* Given exercise
Please transcribe the data that follows without the pictures, keeping every word the same.

+--

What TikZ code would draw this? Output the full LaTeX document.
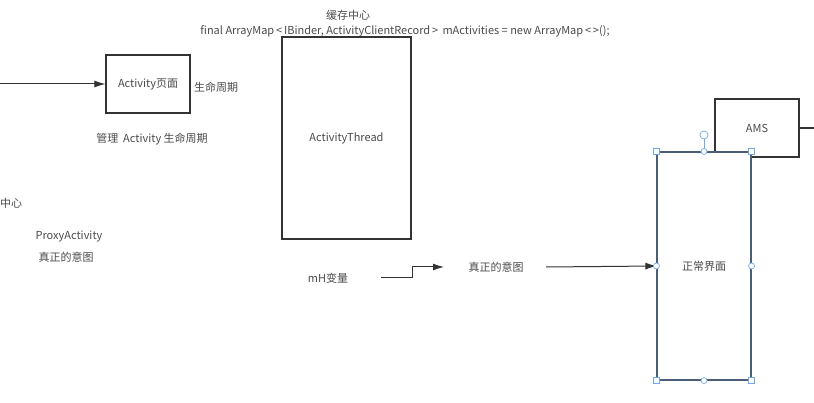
\documentclass[tikz,border=0pt]{standalone}
\usepackage{fontspec}
\setmainfont{Noto Sans CJK SC}
\usetikzlibrary{arrows.meta}
\definecolor{txtgray}{HTML}{4A4A4A}
\definecolor{boxline}{HTML}{333333}
\definecolor{selline}{HTML}{4B5E78}
\definecolor{handle}{HTML}{6FA8EC}
\tikzset{
  lbl/.style={text=txtgray,font=\fontsize{11}{13}\selectfont,inner sep=1pt},
  pagebox/.style={draw=boxline,line width=1.1pt,fill=white,lbl},
  arr/.style={draw=boxline,line width=1pt,-{Latex[length=11pt,width=7pt]}},
  hsq/.style={draw=handle,fill=white,line width=.7pt},
}
\begin{document}
\begin{tikzpicture}[x=1pt,y=-1pt]
\useasboundingbox (0,0) rectangle (814,403);

% Activity
\node[pagebox,minimum width=84pt,minimum height=58pt] (act) at (148,84) {Activity页面};
\node[lbl] (life) at (216,87) {生命周期};
\node[lbl] (manage) at (152,139) {管理\ \ Activity 生命周期};
\coordinate (lin) at (0,84);
\draw[arr] (lin) -- (act.west);

% ActivityThread
\node[lbl] (cache) at (348,15) {缓存中心};
\node[lbl] (amap) at (405,31) {final ArrayMap\,<\,IBinder, ActivityClientRecord\,>\, mActivities = new ArrayMap\,<\,>();};
\node[pagebox,minimum width=129pt,minimum height=202pt] (at) at (346.5,138) {ActivityThread};

% ProxyActivity
\node[lbl,anchor=west] (center) at (-1,203) {中心};
\node[lbl] (proxy) at (69,237) {ProxyActivity};
\node[lbl] (intent1) at (66,257) {真正的意图};

% mH
\node[lbl] (mh) at (328,278) {mH变量};
\node[lbl] (intent2) at (496,267) {真正的意图};
\coordinate (mhout) at (381,278);
\coordinate (intin) at (444,267);
\coordinate (intout) at (546,267);
\draw[arr] (mhout) -- ++(31,0) |- (intin);

% AMS / normal page
\node[pagebox,minimum width=84pt,minimum height=58pt] (ams) at (757,128) {AMS};
\coordinate (amsout) at (814,128);
\draw[draw=boxline,line width=1.1pt] (ams.east) -- (amsout);
\node[pagebox,draw=selline,minimum width=94pt,minimum height=228pt] (normal) at (704,266) {正常界面};
\draw[arr] (intout) -- (normal.west);

% handles
\coordinate (rot) at (704,135);
\draw[handle,line width=.7pt] (normal.north) -- (rot);
\foreach \c in {north west,north east,south west,south east}
  \filldraw[hsq] ([shift={(-3,-3)}]normal.\c) rectangle ++(6,6);
\foreach \c in {north,south,west,east}
  \filldraw[hsq] (normal.\c) circle (3);
\filldraw[hsq] (rot) circle (4);
\end{tikzpicture}
\end{document}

+--

* Answer to this exercise
What TikZ code would draw this? Output the full LaTeX document.
\documentclass[tikz,border=0pt]{standalone}
\usepackage{fontspec}
\setmainfont{Noto Sans CJK SC}
\usetikzlibrary{arrows.meta}
\definecolor{txtgray}{HTML}{4A4A4A}
\definecolor{boxline}{HTML}{333333}
\definecolor{selline}{HTML}{4B5E78}
\definecolor{handle}{HTML}{6FA8EC}
\tikzset{
  lbl/.style={text=txtgray,font=\fontsize{11}{13}\selectfont,inner sep=1pt},
  pagebox/.style={draw=boxline,line width=1.1pt,fill=white,lbl},
  arr/.style={draw=boxline,line width=1pt,-{Latex[length=11pt,width=7pt]}},
  hsq/.style={draw=handle,fill=white,line width=.7pt},
}
\begin{document}
\begin{tikzpicture}[x=1pt,y=-1pt]
\useasboundingbox (0,0) rectangle (814,403);

% Activity
\node[pagebox,minimum width=84pt,minimum height=58pt] (act) at (148,84) {Activity页面};
\node[lbl] (life) at (216,87) {生命周期};
\node[lbl] (manage) at (152,139) {管理\ \ Activity 生命周期};
\coordinate (lin) at (0,84);
\draw[arr] (lin) -- (act.west);

% ActivityThread
\node[lbl] (cache) at (348,15) {缓存中心};
\node[lbl] (amap) at (405,31) {final ArrayMap\,<\,IBinder, ActivityClientRecord\,>\, mActivities = new ArrayMap\,<\,>();};
\node[pagebox,minimum width=129pt,minimum height=202pt] (at) at (346.5,138) {ActivityThread};

% ProxyActivity
\node[lbl,anchor=west] (center) at (-1,203) {中心};
\node[lbl] (proxy) at (69,237) {ProxyActivity};
\node[lbl] (intent1) at (66,257) {真正的意图};

% mH
\node[lbl] (mh) at (328,278) {mH变量};
\node[lbl] (intent2) at (496,267) {真正的意图};
\coordinate (mhout) at (381,278);
\coordinate (intin) at (444,267);
\coordinate (intout) at (546,267);
\draw[arr] (mhout) -- ++(31,0) |- (intin);

% AMS / normal page
\node[pagebox,minimum width=84pt,minimum height=58pt] (ams) at (757,128) {AMS};
\coordinate (amsout) at (814,128);
\draw[draw=boxline,line width=1.1pt] (ams.east) -- (amsout);
\node[pagebox,draw=selline,minimum width=94pt,minimum height=228pt] (normal) at (704,266) {正常界面};
\draw[arr] (intout) -- (normal.west);

% handles
\coordinate (rot) at (704,135);
\draw[handle,line width=.7pt] (normal.north) -- (rot);
\foreach \c in {north west,north east,south west,south east}
  \filldraw[hsq] ([shift={(-3,-3)}]normal.\c) rectangle ++(6,6);
\foreach \c in {north,south,west,east}
  \filldraw[hsq] (normal.\c) circle (3);
\filldraw[hsq] (rot) circle (4);
\end{tikzpicture}
\end{document}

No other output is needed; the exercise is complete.